重松 清×天童荒太 特別対談「命をめぐる話」

その日のまえに』や『きみ去りしのち』など、死にゆく者、遺された者の物語を描いてきた重松さん。

悼む人』、『静人日記』など、悼みという行為を通じて、生と死の意味を問うてきた天童さん。

二人の作家が、静かに語り合った――。

第三回:罪悪感の正体(1/3)

天童

今度は僕から聞かせてください。重松さんの作品を拝読していますと、『カシオペアの丘で』や『その日のまえに』、「オール」で完結した『きみ去りしのち』には、死者を身近に感じながら、なお生きゆくことに対する罪悪感と、生者たちの「ゆるし」というテーマが通底しているように感じました。

重松

うーん。この罪悪感の正体を、一言で表現するのは難しいですね。
僕は、死については、「忘れる」というのが大前提だと思っています。死への距離感が変わっていくことはあると思うんです。死に軽重はないし貴賤もない。でも、もしかしたら遠近はあるかもしれない。
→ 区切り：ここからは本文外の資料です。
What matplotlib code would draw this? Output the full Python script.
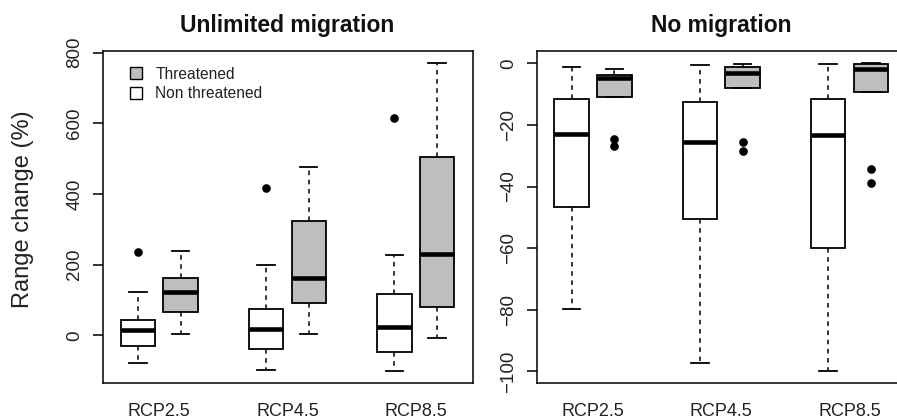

関係性の中の遠近もそうだし、時間が流れていって、遠くなり、淡くなり、忘れていくこと――。『その日のまえに』で、家族を残して死んでいく奥さんの「忘れてもいいよ」という言葉。あれは、僕にとっては絶唱なんですよ。
『悼む人』で描かれている「覚えておくこと」「忘れないでおくこと」とは、対照的なところにある。でも、円環として同じところにあるような気もしているんです。

天童

ああ、かもしれませんね。重松さんの小説の登場人物が、罪の意識を感じるときは、どんなときなんでしょうか。

重松

死者を忘れる、ということそのものじゃなくて、たとえば再婚をするときであったり、あるいは一緒に住んでいた家を引き払って引っ越すとき、それから遺品を捨てるときとかね。何かその罪悪感を感じる場面、行為がイメージできるんですよ。じゃ、その根っこにある、忘れることを恐れる本質的な罪悪感が何かというのは、わかっていないんです、僕には――。

天童

重松さんは、忘れていくことへの恐れを抱えながら、その苦しみの中でもがいて、一つの旅を終えた後、次のステージへ歩き出す人物たちを描いてらっしゃった。それは、生とは、死の対極ではなく、死とともに在るのだという「気づき」の力を読む者に与えるし、死と向き合うだけでなく、ときにはいったん脇に置いて、歩き出すことを促す力を持っていると思うんです。